__Collected material__
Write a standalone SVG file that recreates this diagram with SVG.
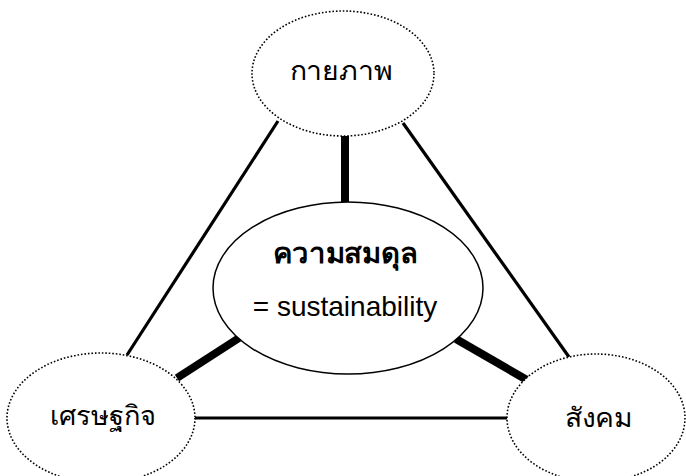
<svg xmlns="http://www.w3.org/2000/svg" width="686" height="476" viewBox="0 0 686 476">
<style>
.outer{fill:#fff;stroke:#000;stroke-width:1.6;stroke-dasharray:1.6 1.9}
.center{fill:#fff;stroke:#000;stroke-width:1.5}
.thin{stroke:#000;stroke-width:3.2;fill:none}
.thick{stroke:#000;stroke-width:8;fill:none}
text{font-family:"Noto Sans","DejaVu Sans","Liberation Sans",sans-serif;fill:#000;text-anchor:middle}
.lbl{font-size:27px}
.bold{font-size:28px;font-weight:bold}
.en{font-family:"Liberation Sans",Arial,sans-serif;font-size:28px}
</style>
<rect width="686" height="476" fill="#fff"/>
<g id="connectors">
<line class="thin" x1="278" y1="121" x2="127" y2="355"/>
<line class="thin" x1="403" y1="123" x2="569" y2="357"/>
<line class="thin" x1="195" y1="418" x2="507" y2="418"/>
<line class="thick" x1="345" y1="136" x2="345" y2="203"/>
<line class="thick" x1="177" y1="378" x2="239" y2="338"/>
<line class="thick" x1="456" y1="339" x2="527" y2="380"/>
</g>
<g id="center">
<ellipse class="center" cx="348" cy="288" rx="135" ry="86"/>
<text class="bold" x="345" y="263" textLength="145" lengthAdjust="spacingAndGlyphs">ความสมดุล</text>
<text class="en" x="345" y="316">= sustainability</text>
</g>
<g id="physical">
<ellipse class="outer" cx="343" cy="73.5" rx="91" ry="62.5"/>
<text class="lbl" x="341" y="80" textLength="103" lengthAdjust="spacingAndGlyphs">กายภาพ</text>
</g>
<g id="economic">
<ellipse class="outer" cx="101" cy="418" rx="94" ry="65"/>
<text class="lbl" x="103" y="425" textLength="107" lengthAdjust="spacingAndGlyphs">เศรษฐกิจ</text>
</g>
<g id="social">
<ellipse class="outer" cx="596" cy="418" rx="89" ry="64"/>
<text class="lbl" x="599" y="427" textLength="68" lengthAdjust="spacingAndGlyphs">สังคม</text>
</g>
</svg>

__What to produce__
Make an exact copy of the data above, pictures excluded.

__Result of this task__
Write a standalone SVG file that recreates this diagram with SVG.
<svg xmlns="http://www.w3.org/2000/svg" width="686" height="476" viewBox="0 0 686 476">
<style>
.outer{fill:#fff;stroke:#000;stroke-width:1.6;stroke-dasharray:1.6 1.9}
.center{fill:#fff;stroke:#000;stroke-width:1.5}
.thin{stroke:#000;stroke-width:3.2;fill:none}
.thick{stroke:#000;stroke-width:8;fill:none}
text{font-family:"Noto Sans","DejaVu Sans","Liberation Sans",sans-serif;fill:#000;text-anchor:middle}
.lbl{font-size:27px}
.bold{font-size:28px;font-weight:bold}
.en{font-family:"Liberation Sans",Arial,sans-serif;font-size:28px}
</style>
<rect width="686" height="476" fill="#fff"/>
<g id="connectors">
<line class="thin" x1="278" y1="121" x2="127" y2="355"/>
<line class="thin" x1="403" y1="123" x2="569" y2="357"/>
<line class="thin" x1="195" y1="418" x2="507" y2="418"/>
<line class="thick" x1="345" y1="136" x2="345" y2="203"/>
<line class="thick" x1="177" y1="378" x2="239" y2="338"/>
<line class="thick" x1="456" y1="339" x2="527" y2="380"/>
</g>
<g id="center">
<ellipse class="center" cx="348" cy="288" rx="135" ry="86"/>
<text class="bold" x="345" y="263" textLength="145" lengthAdjust="spacingAndGlyphs">ความสมดุล</text>
<text class="en" x="345" y="316">= sustainability</text>
</g>
<g id="physical">
<ellipse class="outer" cx="343" cy="73.5" rx="91" ry="62.5"/>
<text class="lbl" x="341" y="80" textLength="103" lengthAdjust="spacingAndGlyphs">กายภาพ</text>
</g>
<g id="economic">
<ellipse class="outer" cx="101" cy="418" rx="94" ry="65"/>
<text class="lbl" x="103" y="425" textLength="107" lengthAdjust="spacingAndGlyphs">เศรษฐกิจ</text>
</g>
<g id="social">
<ellipse class="outer" cx="596" cy="418" rx="89" ry="64"/>
<text class="lbl" x="599" y="427" textLength="68" lengthAdjust="spacingAndGlyphs">สังคม</text>
</g>
</svg>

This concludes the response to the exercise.